Another issue that the Ministry has asked all schools to look out for is that some students come to school with pictures on their bags and stationary supplies. The issued warning is ambiguous about the nature of these pictures but for readers of Arabic you would think it was pornography. Actually it’s more in the nature of the wildly popular Disney High School Musical and Hannah Montana characters. These according to the warning are putting our school environment and the whole of society in dire danger. While the schools do their jobs of confiscating pictures and organizing parental awareness programs, the Ministry has promised to take this up with Saudi commerce to stop allowing these pictures into the country.

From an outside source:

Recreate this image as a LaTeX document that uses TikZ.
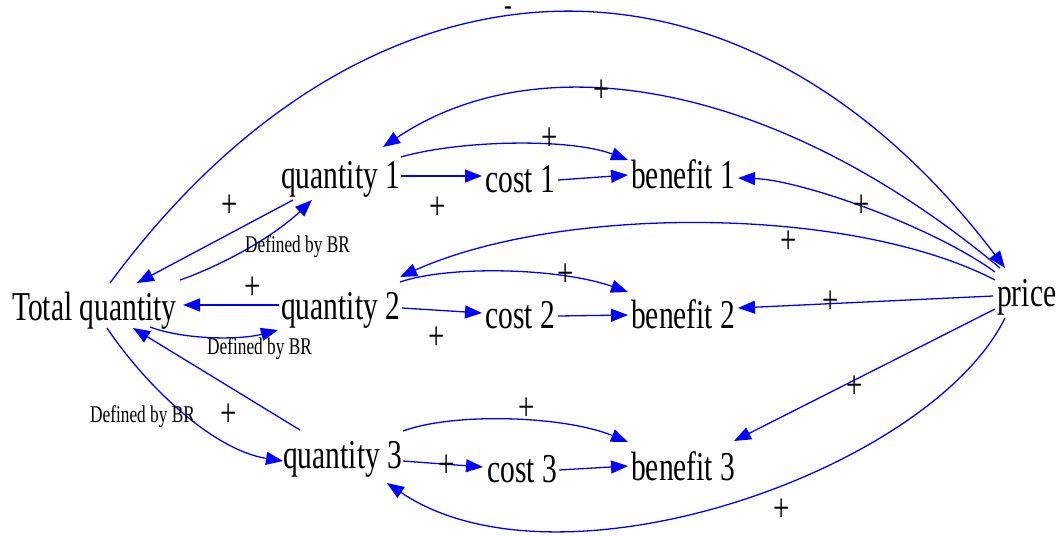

In all Ministry of Education supervised schools students spend a lot of time on religious studies averaging about 6 to 9 40 minute classes per week, depending on the grade level. What is taught during all that time? Some of it is just reading and memorizing the Quran which I enjoyed as a student since many of the Quran chapters we took were stories about prophets. But many other classes are devoted to abstract and unrelatable concepts especially at the elementary level. And what I mean by abstract is like a whole subject devoted to monotheism that is taught over and over again from first grade up until students graduate. And then there’s Islamic jurisprudence (Fiqh) in which students learn about which kind of lamb should be sacrificed and how to prepare a corpse for burial, all of this in theoretical terms of course and through mostly rote memorization. What am I getting at? It bothers me that all this time at school is spent on such topics that the majority of students will not have to deal with in real life. What is more, the Ministry is willing to push class time for such a superficial issue like how students dress in their own time but at the same time if you visit any school canteen in our kingdom you will find chaos. I have never seen a school canteen where students stand properly in line waiting for their turn.Come in to any school early in the morning and I guarantee that you will catch some students with their notebooks sprawled out copying last night’s homework. Check out all the posters hanging on the walls of the school and you will see that at least 95% of them were not done by the students whose names are shamelessly written on it but actually some Syrian or Egyptian man in a shop was paid to make it. Teaching students to have pride in making things themselves has not quite caught on.
The Prophet Mohammed PBUH said (Religion is morals) which means that the main manifestation of Islam within a society is how people deal with each other. So why is respecting others by standing in line not assigned five minutes? Why is plagiarism and pride in one’s own work not assigned a chapter? And how about Saudi arrogance, self-righteousness and racism?
This post was long overdue having gotten myself into numerous verbal clashes at cashiers because people just won’t wait their turn but what really instigated this topic was that my sister’s friend was beaten up badly by a couple of women at a clothing shop, Zara, because she wouldn’t let them cut in. She took this to court but the women just won’t show up and consequently the hearing keeps getting postponed.